In 2018, pre-orders are much different than they used to be. Most payment gateways nowadays don’t allow authorizations that last longer than a few days. That means we must immediately charge the full amount for any pre-ordered item. That this makes us hesitate in the day and age of crowdfunding is probably a little laughable and points to our Pa Ingalls sensibilities when it comes to money and debt. (To be clear: our pre-order system is not about crowdfunding.) But hesitate we did, until we were convinced that it’s normal. Plus, we would, of course, gladly refund someone’s money and cancel their pre-order at any point in the process.
Read our Pre-Orders: Frequently Asked Questions to learn more about the specifics of how our new pre-order system will work — at least for our next debut…

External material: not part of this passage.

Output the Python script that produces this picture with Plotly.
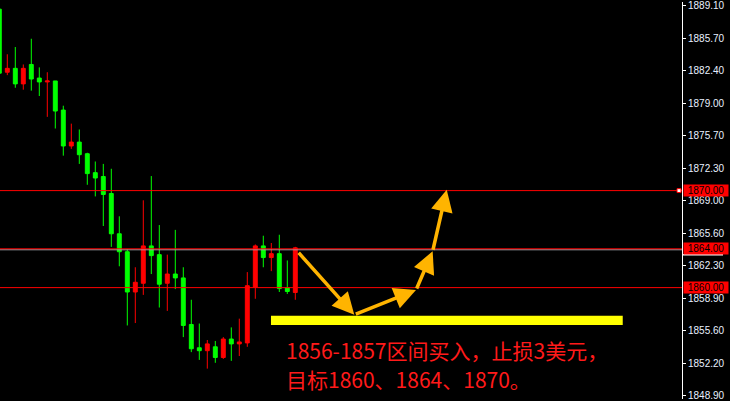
import plotly.graph_objects as go

# ---- data ----
bar_index = list(range(38))
open_ = [1888.7, 1882.2, 1882.6, 1881.0, 1883.0, 1881.6, 1881.2, 1881.3, 1878.3, 1874.6,
         1875.0, 1873.8, 1871.85, 1871.45, 1869.7, 1865.55, 1863.7, 1859.55, 1860.45, 1864.3,
         1863.4, 1860.45, 1861.4, 1861.0, 1856.2, 1853.8, 1853.5, 1853.9, 1852.8, 1854.7,
         1854.2, 1854.3, 1860.05, 1864.3, 1863.1, 1863.5, 1860.0, 1859.5]
high_ = [1888.7, 1884.05, 1884.8, 1883.0, 1885.65, 1882.7, 1882.2, 1881.3, 1878.75, 1876.9,
         1876.3, 1873.9, 1873.0, 1872.75, 1872.25, 1867.35, 1863.95, 1862.1, 1869.0, 1871.5,
         1866.45, 1863.4, 1865.95, 1862.1, 1858.75, 1856.3, 1854.6, 1854.5, 1854.9, 1855.9,
         1856.8, 1861.6, 1864.45, 1865.35, 1864.6, 1865.45, 1862.8, 1864.2]
low_ = [1881.9, 1881.9, 1880.6, 1880.4, 1880.3, 1879.75, 1877.6, 1876.4, 1873.6, 1874.3,
        1872.75, 1870.6, 1869.4, 1866.35, 1864.2, 1862.2, 1856.1, 1856.35, 1859.25, 1861.4,
        1857.95, 1857.6, 1859.85, 1854.9, 1853.35, 1852.55, 1851.65, 1852.25, 1852.65, 1852.45,
        1852.95, 1853.9, 1858.85, 1862.1, 1861.7, 1859.55, 1859.35, 1858.75]
close_ = [1882.1, 1882.6, 1881.0, 1882.6, 1881.5, 1881.2, 1881.3, 1878.2, 1874.6, 1875.0,
          1873.7, 1871.75, 1871.3, 1869.6, 1865.55, 1863.7, 1859.55, 1860.55, 1864.3, 1863.3,
          1860.35, 1861.4, 1861.0, 1856.1, 1853.7, 1853.5, 1854.2, 1852.8, 1854.7, 1854.2,
          1854.4, 1860.2, 1864.3, 1863.1, 1863.5, 1859.9, 1859.6, 1864.1]

tick_vals = [1889.10, 1885.70, 1882.40, 1879.00, 1875.70, 1872.30, 1869.00,
             1865.60, 1862.30, 1858.90, 1855.60, 1852.20, 1848.90]
tick_text = ["1889.10", "1885.70", "1882.40", "1879.00", "1875.70", "1872.30", "1869.00",
             "1865.60", "1862.30", "1858.90", "1855.60", "1852.20", "1848.90"]

level_prices = [1870.0, 1864.0, 1860.0]
level_labels = ["1870.00", "1864.00", "1860.00"]

zone_low, zone_high = 1856.15, 1857.1
zone_start, zone_end = 33.96, 77.93

arrow_x = [37.25, 44.375, 52.09, 54.17, 55.93]
arrow_price = [1863.75, 1857.2, 1859.76, 1863.75, 1870.1]

note_line1 = "1856-1857区间买入，止损3美元，"
note_line2 = "目标1860、1864、1870。"

# ---- geometry ----
W, H = 730, 401
axis_px = 682
x_range = [0.0875, (axis_px + 0.7) / 8]
px_per_unit = 9.8
y_top = 1870.0 + 190.5 / px_per_unit
y_bot = y_top - H / px_per_unit
dom_x = axis_px / W

fig = go.Figure()
fig.add_trace(go.Candlestick(
    x=bar_index, open=open_, high=high_, low=low_, close=close_,
    increasing=dict(line=dict(color="#FF0000", width=1), fillcolor="#FF0000"),
    decreasing=dict(line=dict(color="#00FF00", width=1), fillcolor="#00FF00"),
    whiskerwidth=0, showlegend=False, hoverinfo="skip",
))

shapes = []
shapes.append(dict(type="rect", xref="x", yref="y", x0=zone_start, x1=zone_end,
                   y0=zone_low, y1=zone_high, fillcolor="#FFFF00", line=dict(width=0), layer="above"))
shapes.append(dict(type="line", xref="paper", yref="y", x0=0, x1=dom_x,
                   y0=level_prices[0], y1=level_prices[0], line=dict(color="#FF0000", width=1)))
shapes.append(dict(type="line", xref="paper", yref="y", x0=0, x1=dom_x,
                   y0=level_prices[1] - 0.1, y1=level_prices[1] - 0.1, line=dict(color="#A8B0B8", width=1)))
shapes.append(dict(type="line", xref="paper", yref="y", x0=0, x1=dom_x,
                   y0=level_prices[1], y1=level_prices[1], line=dict(color="#FF0000", width=1)))
shapes.append(dict(type="line", xref="paper", yref="y", x0=0, x1=dom_x,
                   y0=level_prices[2], y1=level_prices[2], line=dict(color="#FF0000", width=1)))
shapes.append(dict(type="rect", xref="paper", yref="y", x0=677 / W, x1=681 / W,
                   y0=level_prices[0] - 0.2, y1=level_prices[0] + 0.2,
                   fillcolor="#FFFFFF", line=dict(color="#FF0000", width=1)))
shapes.append(dict(type="line", xref="paper", yref="y", x0=683 / W, x1=723 / W,
                   y0=level_prices[1] - 0.6, y1=level_prices[1] - 0.6,
                   line=dict(color="#FFFFFF", width=1.5)))

annotations = []
for i in range(len(arrow_x) - 1):
    annotations.append(dict(
        x=arrow_x[i + 1], y=arrow_price[i + 1], ax=arrow_x[i], ay=arrow_price[i],
        xref="x", yref="y", axref="x", ayref="y", text="", showarrow=True,
        arrowhead=2, arrowsize=1.25, arrowwidth=3.5, arrowcolor="#FFB400", standoff=0,
    ))
annotations.append(dict(x=284 / W, y=1 - 334 / H, xref="paper", yref="paper", xanchor="left",
                        yanchor="top", text=note_line1, showarrow=False,
                        font=dict(family="Noto Sans CJK SC", size=21, color="#FF1A1A")))
annotations.append(dict(x=284 / W, y=1 - 364 / H, xref="paper", yref="paper", xanchor="left",
                        yanchor="top", text=note_line2, showarrow=False,
                        font=dict(family="Noto Sans CJK SC", size=21, color="#FF1A1A")))
for p, lab in zip(level_prices, level_labels):
    annotations.append(dict(x=683 / W, y=p, xref="paper", yref="y", xanchor="left", yanchor="middle",
                            text=lab, showarrow=False, bgcolor="#FF0000", borderpad=0,
                            width=44, height=11, align="center",
                            font=dict(family="Liberation Sans", size=10, color="#000000")))

fig.update_layout(
    width=W, height=H, margin=dict(l=0, r=0, t=0, b=0),
    paper_bgcolor="#000000", plot_bgcolor="#000000",
    shapes=shapes, annotations=annotations, showlegend=False,
    xaxis=dict(domain=[0, dom_x], range=x_range, showgrid=False, zeroline=False,
               showticklabels=False, rangeslider=dict(visible=False), fixedrange=True),
    yaxis=dict(range=[y_bot, y_top], side="right", showgrid=False, zeroline=False,
               tickvals=tick_vals, ticktext=tick_text, ticks="outside", ticklen=3,
               ticklabeloverflow="allow",
               tickcolor="#FFFFFF", showline=True, linecolor="#FFFFFF", linewidth=1,
               tickfont=dict(family="Liberation Sans", size=10, color="#E8F0FF")),
)

fig.write_html("out.html", config={"displayModeBar": False}, post_script=(
    "document.body.style.margin='0';document.body.style.overflow='hidden';"
    "document.documentElement.style.overflow='hidden';"))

“Change is the only constant in life.”
“The soul is dyed the color of its thoughts. Think only on those things that are in line with your principles and can bear the light of day. The content of your character is your choice. Day by day, what you do is who you become. Your integrity is your destiny – it is the light that guides your way.”
(Okay, that last quote has nothing to do with this post — we just thought it was pretty cool.)
While we have planned, documented, and tested down to the most minute, most boring detail the internal logistics of our first pre-order debut, we are leaving open the possibility that there is much we will learn once the rubber hits the road.
Perhaps pre-orders won’t be all they were cracked up to be — for you guys, or for us internally. Or maybe we’ll be really glad we did all of this. We’ll have to see. In any event, your feedback throughout the process of the pre-order debut is essential: email@example.com
We even dare to say your feedback is required. What isn’t a requirement, but something we generously receive nonetheless, is your support. Whether that support is demonstrated through constructive criticism, appreciation, or recognition of individual efforts, it’s always seen and absorbed (though not always acted upon).
The next design debut after this one may or may not be a pre-order debut. If it is a pre-order debut, certain aspects may be changed. You’ve been warned by us — and Heraclitus.